A blue uniform with his name stitched across the chest is the first identifying factor of the building custodian, while the second is the broom or mop he may clutch in his hand.

A blue uniform with his name stitched across the chest is the first identifying factor of the building custodian, while the second is the broom or mop he may clutch in his hand.

"Mr. Heyder, we need your help," are the words that follow.

With the call, the custodian is off and running to handle the latest crisis as he fills the role of building firefighter.

The oddity is the words are said throughout three separate buildings in the Hilliard City School District.

Gary Heyder, custodian and president of the Ohio Association of Public School Employees (OAPSE) Local 310, is not the only "Mr. Heyder" who dons a blue uniform.

He and his two brothers, Craig and Thomas, are employed by the district where they once attended classes.

All three have a lot to be grateful for this Thanksgiving, since they, and their fellow custodians, are once again secure in their jobs after an operating levy was approved by the voters earlier this month.

Craig Heyder, the custodian at Horizon Elementary, was the first to be hired as a custodian for the school district 19 years ago.

"He was hired the year they opened up Davidson High School," said Gary.

He advised his younger sibling, Gary, that it was not a bad job and he should look into taking his civil service test.

Eighteen years ago, Gary came on staff.

The two Heyder brothers convinced their younger sibling, Thomas, to follow in their footsteps 10 years ago.

Thomas is currently a second shift custodian at Norwich Elementary and union secretary.

Last month the siblings wondered if the voters would approve an operating levy.

While they knew their jobs would be secure because they are high enough on the seniority ladder, the Heyders were concerned for some of their co-workers.

"One of our custodians, on the Reduction in Force (RIF) list, his wife is due in February," Gary said. "He would have lost all benefits. That would have devastated his family, losing pay and having that huge bill."

All of the custodians in the district wondered how the loss of 10 third shift employees, if the levy failed, would affect their jobs.

In 2002-03 when seven custodians were cut from the budget, Gary said, he was working at Darby High School.

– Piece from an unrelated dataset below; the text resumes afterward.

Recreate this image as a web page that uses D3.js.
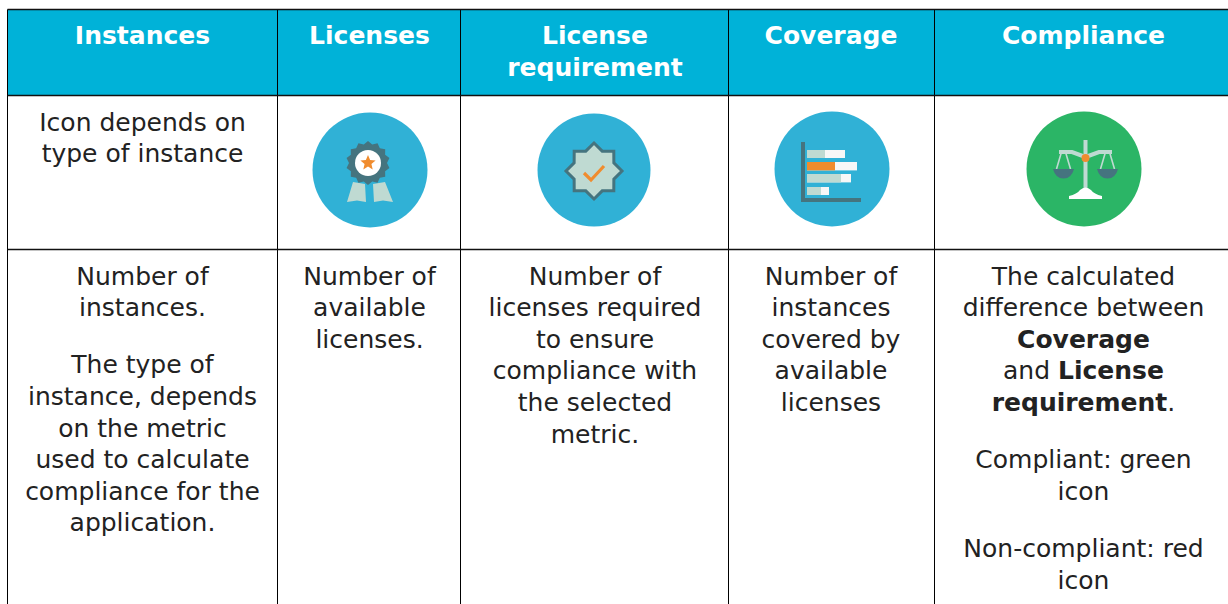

Custodians were reassigned and Gary found himself moving back to an elementary.

Since he began working in the district, he said, he has worked at the elementary, middle school and high school levels.

His buildings were Hoffman Trails, Norwich and Brown elementary schools as well as Weaver, Heritage and Memorial middle schools and Davidson and Darby high schools.

"I love being around students and the kids," he said. "I currently have a senior and junior, so it is kind of fun watching the progression of the kids. I feel like I can relate to the kids. It's kind of funny, I have moved along with them. I have been in the elementaries, middle schools and high schools. As my kids progress, I change as well."

After a year of being separated from the high school, Gary said, another custodian retired and he was able to move back to Darby.

"Stability of the job is one of the reasons I came here," he said. "This is supposed to be a stable job and the way school funding has been coming, it's not."

He takes pride in the way his building looks.

As soon as Gary steps through the doors of the high school he heads for the Commons area to check the trash.

Then he moves to the copier room to ensure the staff has plenty of paper in stock.

After inventory in the stock room, the first-shift custodian cleans the rest rooms.

"That's all before the first period bell," he said.

He has a routine after that, but it is often disrupted by emergencies.

"Keeping up on disinfecting," he said is the toughest part of the job. "Kids touch everything. It is very difficult to keep up on every door handle and desk tops. It is expected in the bathrooms, you understand that, but when you start talking about every single pencil sharpener, anything their hands touch that's what we have to worry about."

Losing custodians, he said, means doing more in the same time period.

When Craig and Gary began working for the school district they laughed because of the similarity between them and their grandfather and his brother who worked together for Columbus and Southern Electric Company for more than 40 years.

"Me and my brother were kind of joking going 'We will probably end up retiring from the school district about the same with 30 some years,'" said Gary.

Now that the levy has passed they think it still may happen.